The ones I would call if shit hit the fan are from grade school.
Anonymous
DH and I met in college, and we have several close friends from college still. None of these friends live in the same city as we do though. But when we do see each other, we pick right up where we left off in a way that we don't with any other friends, really.
Anonymous
I have one close friend from college and many that I keep up with yearly New Year's cards. I keep up with a few from HS through annual cards too. My sister is still best friends with her 7th grade lab partner. they now live in a different state from where we grew up, but are a block and a half from each other. .

OTOH, we vacation every three years with 4 or 5 other families from DH's college time. We have been doing this for 20+ years. The oldest children are in their 20's and youngest in MS. We have hiked in Washington State, Met on the Maine Coast three times, Ithaca NY once, Cape Cod once, YMCA Camp of the Rockies once and Oregon halfway between Crater Lake and Bend. This summer we will be on the Olympic Peninsula. I look forward to it every time. I hope we can find common place for retirement as we are currently all over the country.


Anonymous
Just DH. Both of my bros married women they met in college as well.
Anonymous
Closest friends are those I met on my first professional job after grad school; I also have some closer friends from college too.
Anonymous
No, college was an interim stage in my life, and it was geographically isolated from the rest of my life. Most of my close friends in DC are from grad school, volunteering, or my kid's school. I am also in touch with a lot of people from high school.
Anonymous
My closest friends are from college. I graduated decades ago and went to a Northeast SLAC. After all these years I still have the best equation with my former college classmates.
Anonymous
I have friends from all over my life stages. College choice should be picked on program and culture.
Anonymous
Anonymous wrote:Looking at my friends and family, it's only a small percentage whose closest friends were made during college. That surprised me, as one pitch my DS has heard throughout the app process is that finding the right fit college is also about finding your future friends for life. What's been your experience?

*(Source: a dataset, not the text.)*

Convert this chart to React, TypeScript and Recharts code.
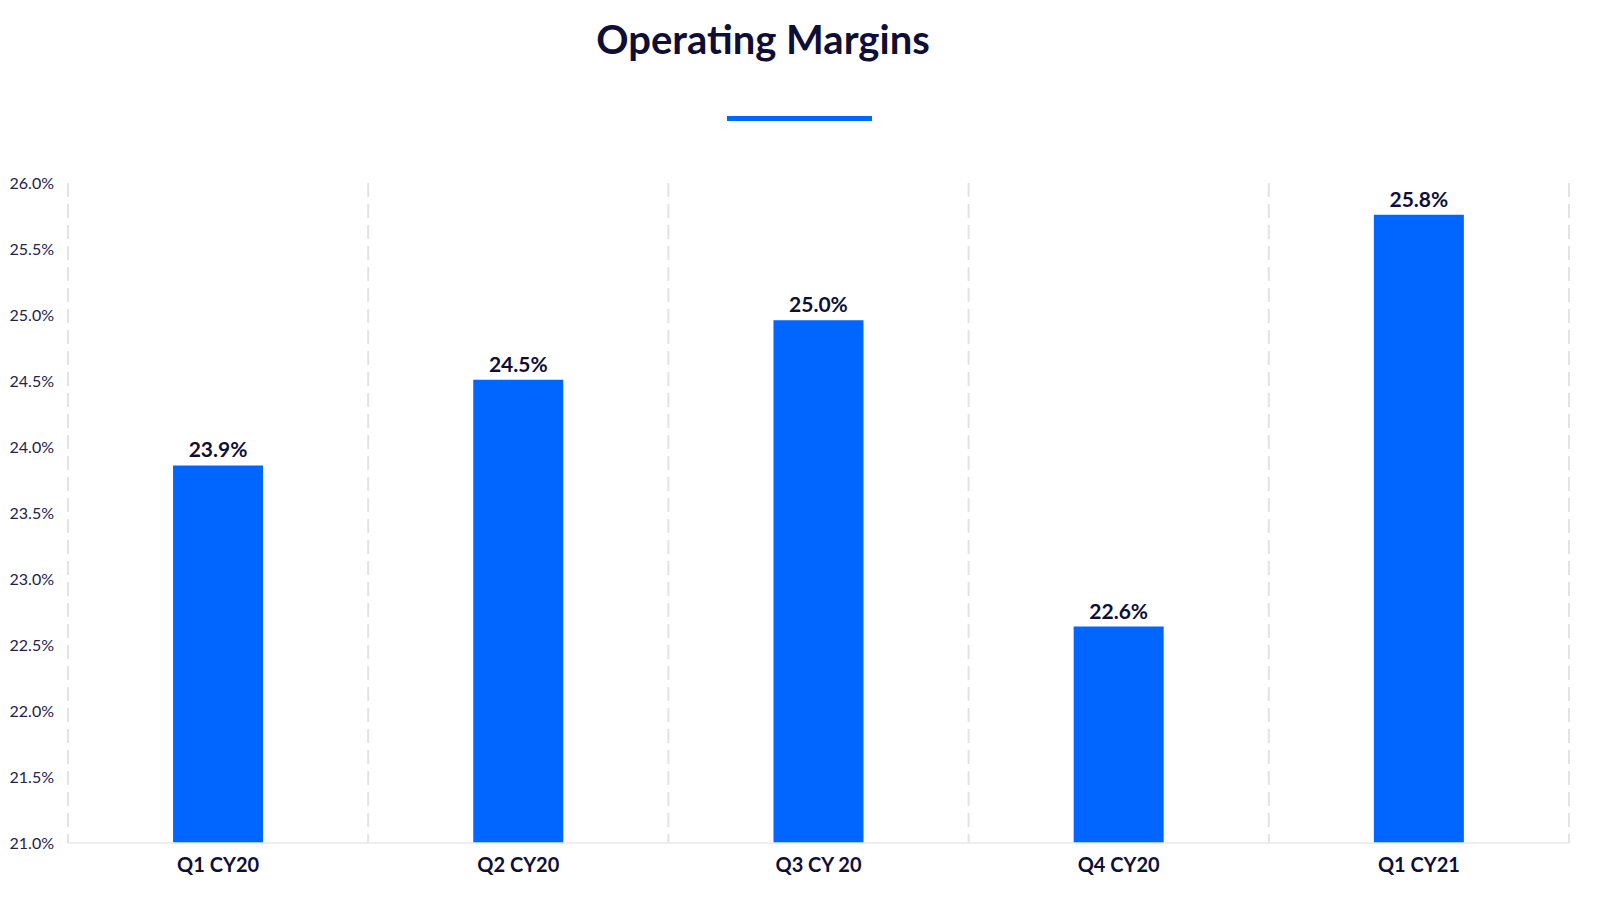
import React from "react";
import { BarChart, Bar, XAxis, YAxis, CartesianGrid, LabelList } from "recharts";

const categories = ["Q1 CY20", "Q2 CY20", "Q3 CY 20", "Q4 CY20", "Q1 CY21"];
const margins = [23.86, 24.51, 24.96, 22.64, 25.76];
const yTicks = [21.0, 21.5, 22.0, 22.5, 23.0, 23.5, 24.0, 24.5, 25.0, 25.5, 26.0];
const title = "Operating Margins";

const data = categories.map((c, i) => ({ name: c, value: margins[i] }));

const FONT = "Lato, 'Open Sans', sans-serif";
const NAVY = "#0f0f35";
const BLUE = "#0066ff";

export default function App() {
  return (
    <div style={{ position: "relative", width: 1584, height: 884, fontFamily: FONT }}>
      <div
        style={{
          position: "absolute",
          left: 0,
          width: 1510,
          top: 11,
          textAlign: "center",
          fontSize: 40,
          lineHeight: "40px",
          fontWeight: 700,
          color: NAVY,
        }}
      >
        {title}
      </div>
      <div
        style={{
          position: "absolute",
          left: 719,
          top: 108,
          width: 145,
          height: 5,
          background: BLUE,
        }}
      />
      <BarChart
        width={1584}
        height={884}
        data={data}
        margin={{ top: 175, right: 23, bottom: 9, left: 0 }}
        barCategoryGap="35%"
      >
        <CartesianGrid
          horizontal={false}
          stroke="#e3e3e3"
          strokeWidth={2}
          strokeDasharray="14 7"
          verticalCoordinatesGenerator={({ offset }: any) =>
            Array.from({ length: categories.length + 1 }, (_, i) => offset.left + (i * offset.width) / categories.length)
          }
        />
        <XAxis
          dataKey="name"
          height={40}
          axisLine={{ stroke: "#e8e8e8", strokeWidth: 1.5 }}
          tickLine={false}
          tickSize={0}
          tickMargin={15}
          tick={{ fill: NAVY, fontSize: 20, fontWeight: 700, fontFamily: FONT }}
        />
        <YAxis
          width={60}
          domain={[21, 26]}
          ticks={yTicks}
          interval={0}
          axisLine={false}
          tickLine={false}
          tickSize={0}
          tickMargin={14}
          tickFormatter={(v: number) => `${v.toFixed(1)}%`}
          tick={{ fill: "#23234a", fontSize: 16, fontFamily: FONT }}
        />
        <Bar dataKey="value" fill={BLUE} isAnimationActive={false}>
          <LabelList
            dataKey="value"
            position="top"
            offset={8}
            formatter={(v: any) => `${Number(v).toFixed(1)}%`}
            style={{ fill: NAVY, fontSize: 21, fontWeight: 700, fontFamily: FONT }}
          />
        </Bar>
      </BarChart>
    </div>
  );
}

no…wow, no. I did meet my DH in law school, so he has two good friends from there, and 15 years out still keeps in touch with a group of them but just periodic email only. He has two friends from childhood that he thinks are close but my impression is it's one-way. All these people, btw, are not in town. So the guys he hangs out with in town are some dads from our kids' school.

I have zero friends kept from college. I have one from high school, and one from law school and the "fit" is imperfect so I wouldn't call them my closest friends. It's more because of geographic and relationship history that we are in touch. My three closest friends are moms I met over the years, and I think they are lifers.
Anonymous
I'm 32 and yes, most of my close friends are from my college circle. I love that. I also went to a school with an immense amount of pride and camaraderie and sense of community, and if I'm in another city for work or need something and even just an acquaintance from college is around or able to help out, they do so without even batting an eye, as I would too for them. It's a very special thing to have.
Anonymous
For the first ten years after college, yes. We have changed a lot over the years, and I don't feel as close to them now, 15 years later. Even my best friend and I have drifted apart, and it makes me wonder how good of a friend she really was to begin with (long story).

My best friends now are a group of moms from my neighborhood. They're kind and thoughtful, and I feel like they care about me and my family in ways that my college friends do not. When you think about it, college is only four years of your life. Sure, it's your first time out in the world on your own, but life changes so much after you leave.
Anonymous
Nope, and I LOVED college and had an awesome time. I went out of state though, and after college came back to where I grew up. Most of my friends are from high school, or people I've met in my adulthood.
Anonymous
My closest friends are from college. None of them are local...they are spread out all across the country. I'm in my early 30s and went to a SLAC.
Anonymous
I went to a large state university out of state. (It was relatively cheap then. ) My college friends are all over the country, but they continue to be people who lead interesting lives, and I love the rare opportunities I have to talk or visit with them, even after decades out of college. Not closest in the sense of every day life, but at the risk of sounding maudlin, among those I cherish most. More frequent contact for the current things-in-life: childhood friend by text, work friend by email and friend from hometown in metro area, but not geographically close. Sadly, no others even after years of living here. Wish I could have given my kids a neighborhood community that cared about them in the same vein that I had growing up. Hope they find some life-long friends in college.